### Dataset content
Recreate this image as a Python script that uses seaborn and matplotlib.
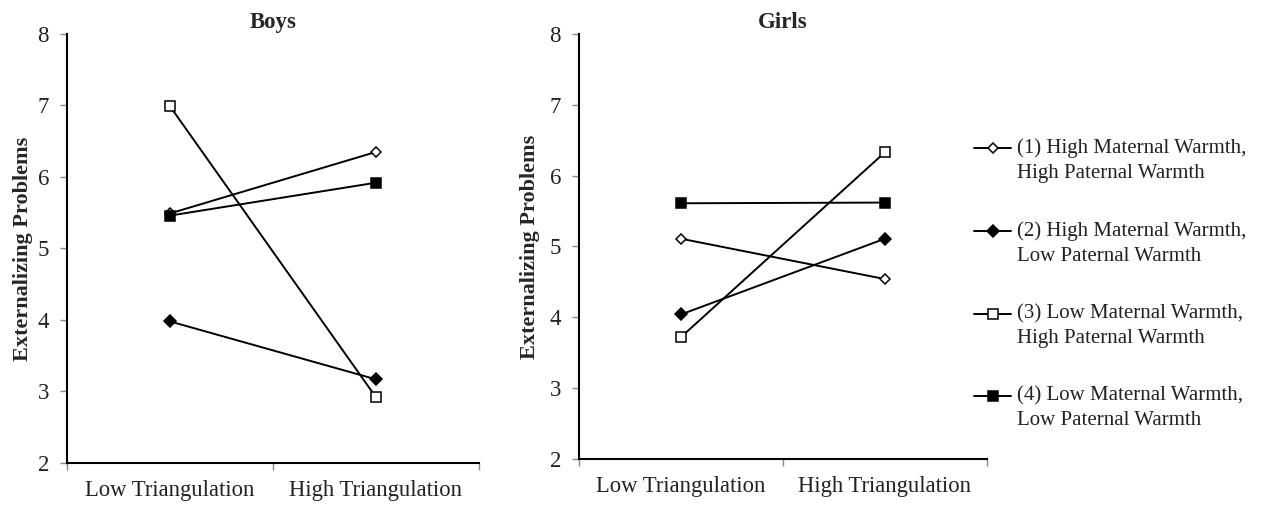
import matplotlib
matplotlib.use("Agg")
import numpy as np
import matplotlib.pyplot as plt
import seaborn as sns
import pandas as pd
from matplotlib.lines import Line2D
from matplotlib.legend_handler import HandlerLine2D

sns.set_theme(style="ticks")
plt.rcParams['font.family'] = ['Liberation Serif', 'DejaVu Serif']

categories = ["Low Triangulation", "High Triangulation"]
series_labels = [
    "(1) High Maternal Warmth,\nHigh Paternal Warmth",
    "(2) High Maternal Warmth,\nLow Paternal Warmth",
    "(3) Low Maternal Warmth,\nHigh Paternal Warmth",
    "(4) Low Maternal Warmth,\nLow Paternal Warmth",
]
boys_1 = [5.49, 6.35]
boys_2 = [3.98, 3.17]
boys_3 = [6.99, 2.92]
boys_4 = [5.46, 5.92]
girls_1 = [5.11, 4.54]
girls_2 = [4.04, 5.11]
girls_3 = [3.72, 6.33]
girls_4 = [5.61, 5.62]
y_ticks = [2, 3, 4, 5, 6, 7, 8]

boys = [boys_1, boys_2, boys_3, boys_4]
girls = [girls_1, girls_2, girls_3, girls_4]

styles = [
    dict(marker="D", markerfacecolor="white", markersize=5.5),
    dict(marker="D", markerfacecolor="black", markersize=6),
    dict(marker="s", markerfacecolor="white", markersize=6.5),
    dict(marker="s", markerfacecolor="black", markersize=7),
]

fig = plt.figure(figsize=(12.63, 5.08), dpi=100)
ax_b = fig.add_axes([0.0530, 0.0886, 0.3262, 0.8445])
ax_g = fig.add_axes([0.4584, 0.0965, 0.3230, 0.8366])

for ax, data, title, lpad in [(ax_b, boys, "Boys", 3.2), (ax_g, girls, "Girls", 7)]:
    for vals, st in zip(data, styles):
        df = pd.DataFrame({"cond": categories, "val": vals})
        sns.lineplot(data=df, x="cond", y="val", ax=ax, color="black",
                     linewidth=1.4, markeredgecolor="black",
                     markeredgewidth=1.1, legend=False, **st)
    ax.set_xlim(-0.5, 1.5)
    ax.set_ylim(2, 8)
    ax.set_yticks(y_ticks)
    ax.set_xticks([0, 1])
    ax.set_xticklabels(categories)
    ax.set_xticks([-0.5, 0.5, 1.5], minor=True)
    ax.tick_params(axis="x", which="major", length=0, pad=12.5, labelsize=16.3, colors="#222222")
    ax.tick_params(axis="x", which="minor", length=5, width=1, direction="out", color="#888888")
    ax.tick_params(axis="y", length=5, width=1, direction="out", labelsize=16.5, pad=8,
                   color="#888888", labelcolor="#222222")
    ax.set_xlabel("")
    ax.set_ylabel("Externalizing Problems", fontsize=16, fontweight="bold", labelpad=lpad)
    ax.set_title(title, fontsize=16.5, fontweight="bold", pad=4)
    sns.despine(ax=ax)
    for sp in ["left", "bottom"]:
        ax.spines[sp].set_linewidth(1.5)
        ax.spines[sp].set_color("black")


class FirstLineHandler(HandlerLine2D):
    def __init__(self, shift, **kw):
        super().__init__(**kw)
        self.shift = shift

    def create_artists(self, legend, orig_handle, xdescent, ydescent, width,
                       height, fontsize, trans):
        arts = super().create_artists(legend, orig_handle, xdescent, ydescent,
                                      width, height, fontsize, trans)
        for a in arts:
            a.set_ydata(np.asarray(a.get_ydata(), dtype=float) + self.shift)
        return arts


handles = [Line2D([0], [0], color="black", linewidth=1.4, markeredgecolor="black",
                  markeredgewidth=1.1, **st) for st in styles]
leg = fig.legend(handles, series_labels, loc="upper left", bbox_to_anchor=(0.7648, 0.744),
                 frameon=False, fontsize=15, handlelength=1.78, handletextpad=0.25,
                 labelspacing=1.85, borderaxespad=0,
                 handler_map={Line2D: FirstLineHandler(8.6)})
for t in leg.get_texts():
    t.set_linespacing(1.4)
    t.set_color("#222222")

fig.savefig("out.png", dpi=100)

### Directive
Return the listing above unchanged, apart from dropping its pictures.

### Exercise result
Recreate this image as a Python script that uses seaborn and matplotlib.
import matplotlib
matplotlib.use("Agg")
import numpy as np
import matplotlib.pyplot as plt
import seaborn as sns
import pandas as pd
from matplotlib.lines import Line2D
from matplotlib.legend_handler import HandlerLine2D

sns.set_theme(style="ticks")
plt.rcParams['font.family'] = ['Liberation Serif', 'DejaVu Serif']

categories = ["Low Triangulation", "High Triangulation"]
series_labels = [
    "(1) High Maternal Warmth,\nHigh Paternal Warmth",
    "(2) High Maternal Warmth,\nLow Paternal Warmth",
    "(3) Low Maternal Warmth,\nHigh Paternal Warmth",
    "(4) Low Maternal Warmth,\nLow Paternal Warmth",
]
boys_1 = [5.49, 6.35]
boys_2 = [3.98, 3.17]
boys_3 = [6.99, 2.92]
boys_4 = [5.46, 5.92]
girls_1 = [5.11, 4.54]
girls_2 = [4.04, 5.11]
girls_3 = [3.72, 6.33]
girls_4 = [5.61, 5.62]
y_ticks = [2, 3, 4, 5, 6, 7, 8]

boys = [boys_1, boys_2, boys_3, boys_4]
girls = [girls_1, girls_2, girls_3, girls_4]

styles = [
    dict(marker="D", markerfacecolor="white", markersize=5.5),
    dict(marker="D", markerfacecolor="black", markersize=6),
    dict(marker="s", markerfacecolor="white", markersize=6.5),
    dict(marker="s", markerfacecolor="black", markersize=7),
]

fig = plt.figure(figsize=(12.63, 5.08), dpi=100)
ax_b = fig.add_axes([0.0530, 0.0886, 0.3262, 0.8445])
ax_g = fig.add_axes([0.4584, 0.0965, 0.3230, 0.8366])

for ax, data, title, lpad in [(ax_b, boys, "Boys", 3.2), (ax_g, girls, "Girls", 7)]:
    for vals, st in zip(data, styles):
        df = pd.DataFrame({"cond": categories, "val": vals})
        sns.lineplot(data=df, x="cond", y="val", ax=ax, color="black",
                     linewidth=1.4, markeredgecolor="black",
                     markeredgewidth=1.1, legend=False, **st)
    ax.set_xlim(-0.5, 1.5)
    ax.set_ylim(2, 8)
    ax.set_yticks(y_ticks)
    ax.set_xticks([0, 1])
    ax.set_xticklabels(categories)
    ax.set_xticks([-0.5, 0.5, 1.5], minor=True)
    ax.tick_params(axis="x", which="major", length=0, pad=12.5, labelsize=16.3, colors="#222222")
    ax.tick_params(axis="x", which="minor", length=5, width=1, direction="out", color="#888888")
    ax.tick_params(axis="y", length=5, width=1, direction="out", labelsize=16.5, pad=8,
                   color="#888888", labelcolor="#222222")
    ax.set_xlabel("")
    ax.set_ylabel("Externalizing Problems", fontsize=16, fontweight="bold", labelpad=lpad)
    ax.set_title(title, fontsize=16.5, fontweight="bold", pad=4)
    sns.despine(ax=ax)
    for sp in ["left", "bottom"]:
        ax.spines[sp].set_linewidth(1.5)
        ax.spines[sp].set_color("black")


class FirstLineHandler(HandlerLine2D):
    def __init__(self, shift, **kw):
        super().__init__(**kw)
        self.shift = shift

    def create_artists(self, legend, orig_handle, xdescent, ydescent, width,
                       height, fontsize, trans):
        arts = super().create_artists(legend, orig_handle, xdescent, ydescent,
                                      width, height, fontsize, trans)
        for a in arts:
            a.set_ydata(np.asarray(a.get_ydata(), dtype=float) + self.shift)
        return arts


handles = [Line2D([0], [0], color="black", linewidth=1.4, markeredgecolor="black",
                  markeredgewidth=1.1, **st) for st in styles]
leg = fig.legend(handles, series_labels, loc="upper left", bbox_to_anchor=(0.7648, 0.744),
                 frameon=False, fontsize=15, handlelength=1.78, handletextpad=0.25,
                 labelspacing=1.85, borderaxespad=0,
                 handler_map={Line2D: FirstLineHandler(8.6)})
for t in leg.get_texts():
    t.set_linespacing(1.4)
    t.set_color("#222222")

fig.savefig("out.png", dpi=100)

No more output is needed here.